Stated problem —
The data below holds the lines to copy: everything from the line containing "Give me the" to the line containing "import * as d3 from 'd3';", both ends included, set down exactly.

Entries with chart source code —
##############################

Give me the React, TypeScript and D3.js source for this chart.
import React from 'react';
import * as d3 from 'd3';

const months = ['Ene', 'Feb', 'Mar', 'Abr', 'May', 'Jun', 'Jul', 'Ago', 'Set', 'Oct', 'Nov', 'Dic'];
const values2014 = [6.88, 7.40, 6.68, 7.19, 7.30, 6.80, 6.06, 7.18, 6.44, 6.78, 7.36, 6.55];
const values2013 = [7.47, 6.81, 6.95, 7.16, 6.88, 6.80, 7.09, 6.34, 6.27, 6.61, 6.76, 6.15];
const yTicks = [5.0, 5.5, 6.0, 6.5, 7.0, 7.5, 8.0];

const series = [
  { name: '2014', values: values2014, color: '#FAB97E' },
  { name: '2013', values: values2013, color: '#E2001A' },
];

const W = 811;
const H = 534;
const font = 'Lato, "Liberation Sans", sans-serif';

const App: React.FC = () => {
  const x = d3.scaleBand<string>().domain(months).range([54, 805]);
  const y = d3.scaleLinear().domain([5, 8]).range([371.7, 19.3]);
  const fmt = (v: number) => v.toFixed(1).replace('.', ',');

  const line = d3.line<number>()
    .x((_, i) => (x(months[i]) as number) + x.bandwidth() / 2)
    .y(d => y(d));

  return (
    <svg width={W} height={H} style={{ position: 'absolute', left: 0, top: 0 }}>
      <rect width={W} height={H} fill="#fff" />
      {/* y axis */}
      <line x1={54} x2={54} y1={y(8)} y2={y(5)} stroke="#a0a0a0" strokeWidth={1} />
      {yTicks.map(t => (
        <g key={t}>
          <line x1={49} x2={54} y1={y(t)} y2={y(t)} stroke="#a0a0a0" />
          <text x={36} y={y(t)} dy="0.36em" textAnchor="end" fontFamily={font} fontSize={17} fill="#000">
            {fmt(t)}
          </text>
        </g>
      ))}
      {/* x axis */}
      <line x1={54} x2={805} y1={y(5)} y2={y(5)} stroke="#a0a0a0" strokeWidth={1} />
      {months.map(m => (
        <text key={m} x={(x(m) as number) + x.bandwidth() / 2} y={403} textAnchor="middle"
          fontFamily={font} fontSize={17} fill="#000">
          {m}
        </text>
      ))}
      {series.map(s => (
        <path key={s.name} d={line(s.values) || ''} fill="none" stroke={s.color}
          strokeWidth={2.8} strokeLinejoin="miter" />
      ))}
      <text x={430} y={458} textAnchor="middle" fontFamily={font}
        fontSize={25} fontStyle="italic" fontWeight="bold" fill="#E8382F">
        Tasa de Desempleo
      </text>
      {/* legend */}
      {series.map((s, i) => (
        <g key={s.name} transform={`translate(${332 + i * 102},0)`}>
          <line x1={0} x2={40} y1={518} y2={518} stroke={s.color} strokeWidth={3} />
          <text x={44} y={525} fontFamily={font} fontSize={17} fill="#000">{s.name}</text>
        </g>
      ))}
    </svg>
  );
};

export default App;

##############################

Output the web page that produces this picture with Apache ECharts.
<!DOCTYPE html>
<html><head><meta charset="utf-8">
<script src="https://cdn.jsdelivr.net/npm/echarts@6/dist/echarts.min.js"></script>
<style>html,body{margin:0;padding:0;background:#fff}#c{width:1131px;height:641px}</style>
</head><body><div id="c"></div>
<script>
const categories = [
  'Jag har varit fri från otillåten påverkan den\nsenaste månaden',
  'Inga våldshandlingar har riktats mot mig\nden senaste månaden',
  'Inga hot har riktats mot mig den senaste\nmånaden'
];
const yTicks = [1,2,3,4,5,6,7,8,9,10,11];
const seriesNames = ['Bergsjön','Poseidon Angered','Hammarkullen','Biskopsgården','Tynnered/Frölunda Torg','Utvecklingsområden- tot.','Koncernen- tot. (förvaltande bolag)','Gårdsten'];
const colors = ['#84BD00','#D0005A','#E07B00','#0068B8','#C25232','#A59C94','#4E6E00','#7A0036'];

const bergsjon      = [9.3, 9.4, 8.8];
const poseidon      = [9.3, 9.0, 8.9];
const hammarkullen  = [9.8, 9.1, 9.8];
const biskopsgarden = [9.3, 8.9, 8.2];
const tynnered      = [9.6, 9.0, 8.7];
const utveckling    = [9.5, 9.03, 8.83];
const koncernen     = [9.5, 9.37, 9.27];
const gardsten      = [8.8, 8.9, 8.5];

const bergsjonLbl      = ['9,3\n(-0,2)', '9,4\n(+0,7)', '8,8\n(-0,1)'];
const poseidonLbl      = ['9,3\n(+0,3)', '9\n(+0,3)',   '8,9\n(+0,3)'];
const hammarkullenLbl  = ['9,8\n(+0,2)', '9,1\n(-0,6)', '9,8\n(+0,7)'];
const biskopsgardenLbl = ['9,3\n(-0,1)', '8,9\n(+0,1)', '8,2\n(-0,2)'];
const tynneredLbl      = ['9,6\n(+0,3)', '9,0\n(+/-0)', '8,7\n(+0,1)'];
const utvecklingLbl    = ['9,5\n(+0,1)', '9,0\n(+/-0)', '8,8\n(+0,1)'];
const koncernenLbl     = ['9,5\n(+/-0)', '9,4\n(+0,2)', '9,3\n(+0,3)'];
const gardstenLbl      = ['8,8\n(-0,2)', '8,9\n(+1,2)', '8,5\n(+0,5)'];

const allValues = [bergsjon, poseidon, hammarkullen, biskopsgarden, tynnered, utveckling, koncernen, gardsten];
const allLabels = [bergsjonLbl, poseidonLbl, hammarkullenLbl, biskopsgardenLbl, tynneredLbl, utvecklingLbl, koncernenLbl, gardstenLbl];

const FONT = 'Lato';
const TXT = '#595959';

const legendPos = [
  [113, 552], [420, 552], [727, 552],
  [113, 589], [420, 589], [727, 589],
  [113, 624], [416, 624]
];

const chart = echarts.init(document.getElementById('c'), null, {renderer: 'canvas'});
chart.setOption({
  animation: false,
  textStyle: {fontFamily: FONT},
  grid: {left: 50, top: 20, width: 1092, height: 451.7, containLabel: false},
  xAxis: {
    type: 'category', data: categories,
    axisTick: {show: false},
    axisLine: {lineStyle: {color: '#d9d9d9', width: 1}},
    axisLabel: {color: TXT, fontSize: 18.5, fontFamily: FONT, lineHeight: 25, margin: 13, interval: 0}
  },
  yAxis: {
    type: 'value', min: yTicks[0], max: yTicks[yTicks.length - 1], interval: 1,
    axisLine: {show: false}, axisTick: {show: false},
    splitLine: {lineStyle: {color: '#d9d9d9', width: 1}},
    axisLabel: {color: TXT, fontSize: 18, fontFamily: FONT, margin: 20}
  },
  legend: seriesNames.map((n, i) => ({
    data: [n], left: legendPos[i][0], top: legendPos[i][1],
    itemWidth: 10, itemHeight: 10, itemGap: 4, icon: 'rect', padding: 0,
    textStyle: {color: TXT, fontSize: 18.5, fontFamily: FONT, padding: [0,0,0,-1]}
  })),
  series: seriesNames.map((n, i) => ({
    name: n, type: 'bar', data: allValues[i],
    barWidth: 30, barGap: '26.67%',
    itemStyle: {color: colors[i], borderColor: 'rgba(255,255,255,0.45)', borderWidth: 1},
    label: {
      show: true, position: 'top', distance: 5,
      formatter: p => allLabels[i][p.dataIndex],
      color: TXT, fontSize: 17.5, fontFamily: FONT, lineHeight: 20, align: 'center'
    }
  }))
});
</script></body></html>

##############################

Exercise result —
Give me the React, TypeScript and D3.js source for this chart.
import React from 'react';
import * as d3 from 'd3';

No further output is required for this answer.